Doctor-patient conflicts have been on the rise in recent years, forming a hindrance to China's social stability. It disorders regular hospital on-goings, as well as damages the legitimate rights and interests of medical staff. The proper handling of these disputes, protecting the rights and interests of both the hospital staff and patients as well as making hospitals good places of work have become a top priority in China nowadays.
On March 23, 2012, Li Mengnan, an out-patient with the First Affiliated Hospital of Harbin Medical University, attacked four medical workers with a knife after so-called "misunderstandings" about his treatment program prescribed by doctors. Li was at the time suffering from both inflammatory arthritis as well as tuberculosis.
Doctors suggested first treating the tuberculosis and then the arthritis. They would not administer the drug (Infliximab) for treating arthritis as it could harm, or even kill, the tuberculosis carrier, who unfortunately in this case was convinced doctors were refusing him treatment.
Around 4 p.m., Li bought a fruit knife from a nearby store and returned to the hospital. He stabbed Wang Hao, a 28-year-old hospital intern, to death. Three others suffered injuries. Police arrested him at the hospital around 5 p.m. Found guilty of intentional homicide at the Intermediate People's Court of Harbin, he was sentenced to life-long imprisonment and was deprived of all political rights for life.
"Beijing has concluded 4,311 cases of doctor-patient disputes in the past five years," noted Chi Qiang, president of the Beijing Municipal Higher People's Court, in the 2012 work report on Jan. 26, 2013.
On the one hand, people who pay for medical treatment at their own expense account for a relatively high proportion. Due to a lack of money, some of them are even forced to sell their houses in order to acquire the necessary funds for any further treatment when they have serious or complex diseases. In this scenario, a patient's death may constitute a huge blow to the next-of-kin and therefore conflicts are easily caused.
Meanwhile, some of the medical staff may possess relatively poor communication skills and are more prone to creating misunderstandings between doctors and patients or their relatives. Above and beyond, bad service and a bad attitude can also mean a fuse to ignite conflict.

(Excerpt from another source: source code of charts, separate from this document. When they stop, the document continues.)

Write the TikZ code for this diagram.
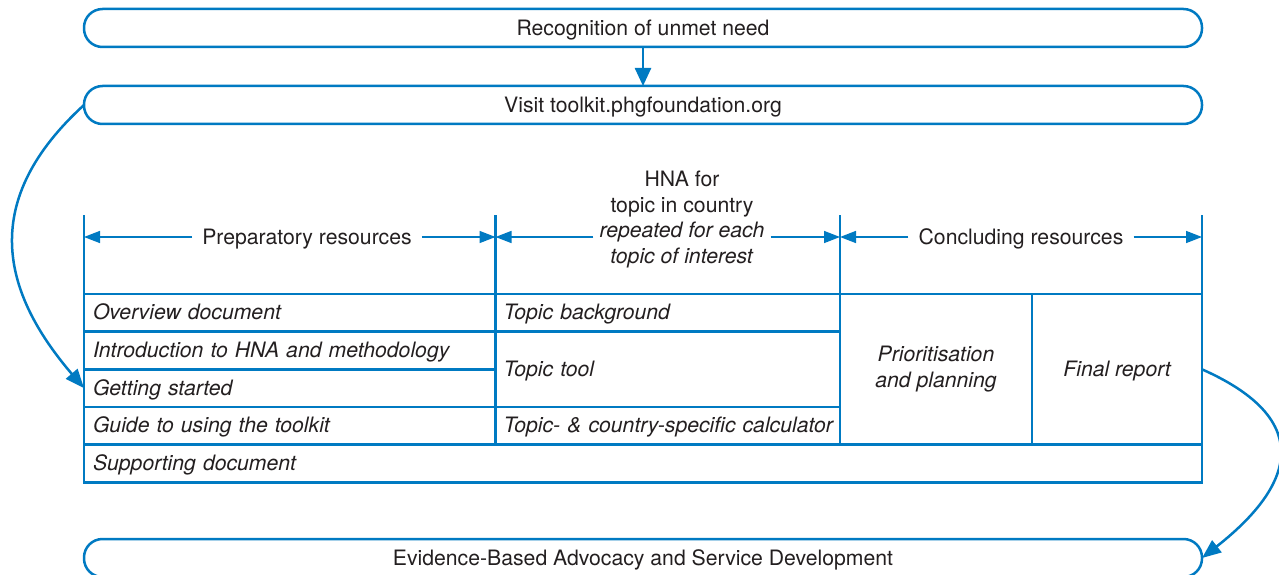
\documentclass[tikz,border=0pt]{standalone}
\usepackage{fontspec}
\setmainfont{TeX Gyre Heros}
\usetikzlibrary{arrows.meta}
\definecolor{bl}{RGB}{0,122,194}
\definecolor{tx}{RGB}{35,31,32}
\begin{document}
\begin{tikzpicture}[x=1pt,y=-1pt,
  every node/.style={font=\fontsize{21.2}{25.7}\selectfont, text=tx},
  pill/.style={draw=bl, line width=2.5pt, rounded corners=18.5pt, minimum width=1118pt, minimum height=38pt, inner sep=0pt, outer sep=0pt, text height=17pt, text depth=2.3pt},
  cellbox/.style={draw=bl, line width=2.5pt, inner ysep=0pt, inner xsep=9pt, outer sep=0pt, anchor=north west, align=left, text height=14.5pt, text depth=0.5pt, font=\fontsize{21.2}{25.7}\selectfont\itshape},
  ccell/.style={draw=bl, line width=2.5pt, inner sep=0pt, outer sep=0pt, anchor=north west, align=center, font=\fontsize{21.2}{25.7}\selectfont\itshape},
  tbl/.style={draw=bl, line width=2.5pt},
  hlab/.style={inner xsep=10pt, inner ysep=0pt},
  harrow/.style={draw=bl, line width=1.5pt, -{Triangle[length=16pt,width=12pt]}},
  varrow/.style={draw=bl, line width=2.5pt, -{Triangle[length=18pt,width=16pt]}},
  carrow/.style={draw=bl, line width=2.5pt, -{Triangle[length=19pt,width=15pt]}}
]
\useasboundingbox[fill=white] (0,0) rectangle (1279,575);

% rounded boxes
\node[pill] (rec) at (643,28) {Recognition of unmet need};
\node[pill] (vis) at (643,105) {Visit toolkit.phgfoundation.org};
\node[pill] (evi) at (643,558) {Evidence-Based Advocacy and Service Development};
\draw[varrow] (rec.south) -- (vis.north);

% table cells: left column
\node[cellbox, minimum width=411.5pt, minimum height=37.66pt, text width=393.5pt] (ov) at (84,294) {Overview document};
\node[cellbox, minimum width=411.5pt, minimum height=37.66pt, text width=393.5pt] (intro) at (84,331.66) {Introduction to HNA and methodology};
\node[cellbox, minimum width=411.5pt, minimum height=37.66pt, text width=393.5pt] (gs) at (84,369.33) {Getting started};
\node[cellbox, minimum width=411.5pt, minimum height=37.66pt, text width=393.5pt] (guide) at (84,407) {Guide to using the toolkit};
\node[cellbox, minimum width=1118pt, minimum height=37.66pt, text width=1100pt] (sup) at (84,444.66) {Supporting document};
% middle column
\node[cellbox, inner xsep=8pt, minimum width=344.5pt, minimum height=37.66pt, text width=328.5pt] (tb) at (495.5,294) {Topic background};
\node[cellbox, inner xsep=8pt, minimum width=344.5pt, minimum height=75.33pt, text width=328.5pt] (tt) at (495.5,331.66) {Topic tool};
\node[cellbox, inner xsep=8pt, minimum width=344.5pt, minimum height=37.66pt, text width=328.5pt] (calc) at (495.5,407) {\mbox{Topic- \& country-specific calculator}};
% right columns
\node[ccell, minimum width=192pt, minimum height=150.66pt] (pp) at (840,294) {Prioritisation\\and planning};
\node[ccell, minimum width=170pt, minimum height=150.66pt, text height=14.5pt, text depth=0.5pt] (fr) at (1032,294) {Final report};

% header vertical lines
\draw[tbl] (ov.north west) -- +(0,-79);
\draw[tbl] (tb.north west) -- +(0,-79);
\draw[tbl] (pp.north west) -- +(0,-79);
\draw[tbl] (fr.north east) -- +(0,-79);

% header labels and arrows
\coordinate (h0) at (84,237);
\coordinate (h1) at (495.5,237);
\coordinate (h2) at (840,237);
\coordinate (h3) at (1202,237);
\node[hlab] (prep) at (307,239) {Preparatory resources};
\node[inner xsep=6pt, inner ysep=0pt, align=center] (hna) at (682,219.5) {HNA for\\topic in country\\\textit{repeated for each}\\\textit{topic of interest}};
\node[hlab] (conc) at (1021,239) {Concluding resources};
\draw[harrow] (prep.west |- h0) -- (h0);
\draw[harrow] (prep.east |- h1) -- (h1);
\draw[harrow] (hna.west |- h1) -- (h1);
\draw[harrow] (hna.east |- h2) -- (h2);
\draw[harrow] (conc.west |- h2) -- (h2);
\draw[harrow] (conc.east |- h3) -- (h3);

% curved arrows
\draw[carrow] (vis.west) .. controls (-20,200) and (0,290) .. (gs.west);
\draw[carrow] (fr.east) .. controls (1305,415) and (1305,477) .. (evi.east);
\end{tikzpicture}
\end{document}
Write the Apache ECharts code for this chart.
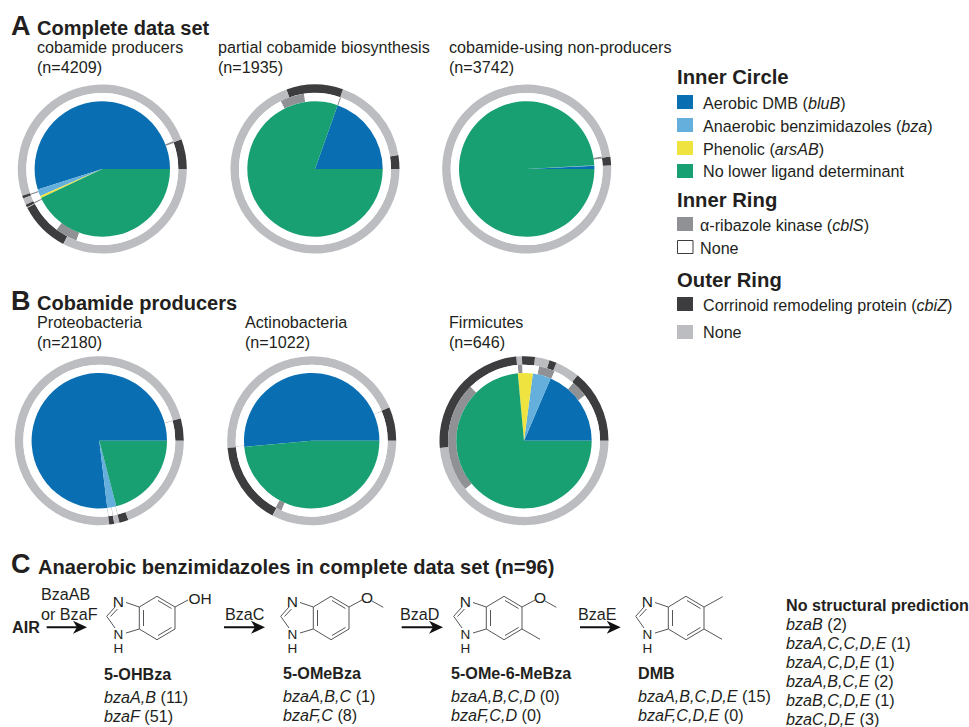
<!DOCTYPE html>
<html><head><meta charset="utf-8">
<style>html,body{margin:0;padding:0;background:#fff}#c{width:969px;height:727px}</style>
<script src="https://cdn.jsdelivr.net/npm/echarts@6/dist/echarts.min.js"></script>
</head><body><div id="c"></div>
<script>
// Inner circle order: bluB, bza, arsAB, none
const circleCategories = ['Aerobic DMB (bluB)','Anaerobic benzimidazoles (bza)','Phenolic (arsAB)','No lower ligand determinant'];
const panelNames = ['cobamide producers','partial cobamide biosynthesis','cobamide-using non-producers','Proteobacteria','Actinobacteria','Firmicutes'];
const panelN = [4209,1935,3742,2180,1022,646];
const circleA1 = [2310,70,20,1809];
const circleA2 = [379,0,0,1556];
const circleA3 = [28,4,0,3710];
const circleB1 = [1676,47,0,457];
const circleB2 = [526,0,0,496];
const circleB3 = [120,28,23,475];
// Inner ring: alternating None, cblS, None, ...
const innerA1 = [234,18,2075,12,70,12,304,199,1285];
const innerA2 = [376,5,148,99,1307];
const innerA3 = [83,16,3643];
const innerB1 = [91,2,1583,2,19,2,20,2,459];
const innerB2 = [65,1,457,1,162,14,322];
const innerB3 = [66,23,30,22,23,6,72,152,252];
// Outer ring: alternating cbiZ, None, cbiZ, ...
const outerA1 = [240,2081,23,53,23,6,409,1374];
const outerA2 = [51,329,210,1345];
const outerA3 = [0,26,62,3654];
const outerB1 = [93,1583,21,22,38,423];
const outerB2 = [66,459,163,334];
const outerB3 = [91,30,9,18,16,7,161,314];

const C = {blue:'#0a6fb2',light:'#64afdc',yellow:'#efe43f',green:'#19a072',dark:'#3d3d3f',mid:'#909195',pale:'#bcbdc1',text:'#231f20'};
const circleColors = [C.blue,C.light,C.yellow,C.green];
const centers = [[102.3,169],[315,169],[526.7,169],[99.3,440.7],[311.7,440.7],[524,440.7]];
const circles = [circleA1,circleA2,circleA3,circleB1,circleB2,circleB3];
const inners = [innerA1,innerA2,innerA3,innerB1,innerB2,innerB3];
const outers = [outerA1,outerA2,outerA3,outerB1,outerB2,outerB3];

function pie(center, radius, vals, colorFn, names){
  return {type:'pie',center,radius,startAngle:0,clockwise:false,silent:true,animation:false,
    label:{show:false},labelLine:{show:false},minAngle:0,avoidLabelOverlap:false,stillShowZeroSum:false,
    percentPrecision:4,
    data:vals.map((v,i)=>({value:v,name:names?names[i]:String(i),itemStyle:{color:colorFn(i),borderWidth:0}}))};
}
const series=[];
centers.forEach((c,k)=>{
  series.push(pie(c,[76,84.5],outers[k],i=>i%2?C.pale:C.dark));
  series.push(pie(c,[67.7,76],inners[k],i=>i%2?C.mid:'#ffffff'));
  series.push(pie(c,[0,67.7],circles[k],i=>circleColors[i],circleCategories));
});

const g=[];
const FF='"Liberation Sans",Arial,sans-serif';
const BODY=16.15;
function T(x,y,text,size,bold,opt){
  g.push(Object.assign({type:'text',x,y,silent:true,style:Object.assign({text,fill:C.text,
    font:(bold?'bold ':'')+size+'px '+FF,align:'left',verticalAlign:'middle',
    rich:{i:{fontStyle:'italic',fontSize:size,fontFamily:'Liberation Sans',fill:C.text,verticalAlign:'middle'}}},opt||{})}));
}
function L(x1,y1,x2,y2,w,col){g.push({type:'line',silent:true,shape:{x1,y1,x2,y2},style:{stroke:col||'#55565a',lineWidth:w||1}});}
function R(x,y,w,h,fill,stroke){g.push({type:'rect',silent:true,shape:{x,y,width:w,height:h},style:{fill,stroke:stroke||null,lineWidth:stroke?1:0}});}

// Panel headings
T(11,26,'A',27,true); T(37,28,'Complete data set',20,true);
T(11,301,'B',27,true); T(37,303,'Cobamide producers',20,true);
T(11,564,'C',27,true); T(38,567,'Anaerobic benzimidazoles in complete data set (n=96)',20.1,true);
const labelX=[37,218,449,37,245,449], labelY=[47,47,47,322,322,322];
panelNames.forEach((n,i)=>{T(labelX[i],labelY[i],n,BODY);T(labelX[i],labelY[i]+19.5,'(n='+panelN[i]+')',BODY);});

// Legend
T(677,77,'Inner Circle',20.3,true);
[[95,C.blue,103,'Aerobic DMB ({i|bluB})'],[118,C.light,126,'Anaerobic benzimidazoles ({i|bza})'],[141,C.yellow,149,'Phenolic ({i|arsAB})'],[164,C.green,171,'No lower ligand determinant']]
 .forEach(r=>{R(677,r[0],16,14,r[1]);T(703,r[2],r[3],BODY);});
T(677,200,'Inner Ring',20.3,true);
R(677,217,16,14,C.mid);T(700,225,'\u03b1-ribazole kinase ({i|cblS})',BODY);
R(677.5,240.5,15.5,13,'#fff','#3d3d3f');T(700,248,'None',BODY);
T(677,280,'Outer Ring',20.3,true);
R(677,297,16,14,C.dark);T(703,305,'Corrinoid remodeling protein ({i|cbiZ})',BODY);
R(677,325,16,14,C.pale);T(703,332,'None',BODY);

// Pathway: arrows and structures
function arrow(x1,x2,y){
  L(x1,y,x2-8,y,2,'#111');
  g.push({type:'polygon',silent:true,shape:{points:[[x2,y],[x2-14,y-6.5],[x2-10,y],[x2-14,y+6.5]]},style:{fill:'#111'}});
}
[[46.7,87],[224,265],[401.7,443],[580,620.7]].forEach(a=>arrow(a[0],a[1],627.3));
function ST(x,y,text,align,size){
  g.push({type:'text',x,y,silent:true,style:{text,font:(size||15.5)+'px '+FF,fill:C.text,align,verticalAlign:'middle'}});
}
function struct(cx,cy,sub){
  const p=(a,b,c,d)=>L(cx+a,cy+b,cx+c,cy+d,1,'#55565a');
  p(0,-21.7,18,-11);p(18,-11,18,11);p(18,11,0,21.7);p(0,21.7,-17.7,11);p(-17.7,11,-17.7,-11);p(-17.7,-11,0,-21.7);
  p(-13.5,-8,-13.5,8);p(1,-17.5,14.5,-9.5);p(1,17.5,14.5,9.5);
  p(-17.7,-11,-31,-15.5);p(-17.7,11,-31,15);
  p(-42,-11,-50.3,-1.7);p(-39.5,-9,-46.5,-1.5);p(-50.3,-1.7,-42,10);
  ST(cx-38.7,cy-17,'N','center');
  ST(cx-38.7,cy+16.7,'N','center',13.5);
  ST(cx-38.7,cy+30.3,'H','center',13.5);
  if(sub==='OH'){p(18,-11,31,-18);ST(cx+31.5,cy-20,'OH','left');}
  if(sub==='OMe'||sub==='OMeMe'){p(18,-11,31,-18);p(41,-17,52.3,-10.7);ST(cx+36,cy-20.5,'O','center');}
  if(sub==='OMeMe'||sub==='MeMe'){p(18,11,36,21.3);}
  if(sub==='MeMe'){p(18,-11,36.7,-21.3);}
}
struct(157,618,'OH');struct(331,618,'OMe');struct(504,618,'OMeMe');struct(686,618,'MeMe');

T(41,594,'BzaAB',BODY);T(41,614,'or BzaF',BODY);T(12,627,'AIR',BODY,true);
T(225,614,'BzaC',BODY);T(400,614,'BzaD',BODY);T(578,614,'BzaE',BODY);

const compounds=[
 [104,674,'5-OHBza','{i|bzaA,B} (11)','{i|bzaF} (51)'],
 [283,673,'5-OMeBza','{i|bzaA,B,C} (1)','{i|bzaF,C} (8)'],
 [451,673,'5-OMe-6-MeBza','{i|bzaA,B,C,D} (0)','{i|bzaF,C,D} (0)'],
 [638,673,'DMB','{i|bzaA,B,C,D,E} (15)','{i|bzaF,C,D,E} (0)']];
compounds.forEach(c=>{T(c[0],c[1],c[2],BODY,true);T(c[0],c[1]+22.5,c[3],BODY);T(c[0],c[1]+41.5,c[4],BODY);});

T(786,605,'No structural prediction',BODY,true);
['{i|bzaB} (2)','{i|bzaA,C,C,D,E} (1)','{i|bzaA,C,D,E} (1)','{i|bzaA,B,C,E} (2)','{i|bzaB,C,D,E} (1)','{i|bzaC,D,E} (3)']
 .forEach((t,i)=>T(786,624+i*19,t,BODY));

const chart=echarts.init(document.getElementById('c'),null,{renderer:'svg',width:969,height:727});
chart.setOption({animation:false,backgroundColor:'#fff',series,graphic:{elements:g}});
</script></body></html>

"First, the government should improve the proportion of medical funding for the development of medical service, gradually establishing a compensation mechanism for health insurance, enhancing the reimbursement proportion of self-paid fees and significantly decreasing the public's medical costs. Then, the medical dispute processing system should be perfected. A third-party mediation mechanism should be introduced and a medical liability insurance system set up," members of Chinese People's Political Consultative Conference suggested.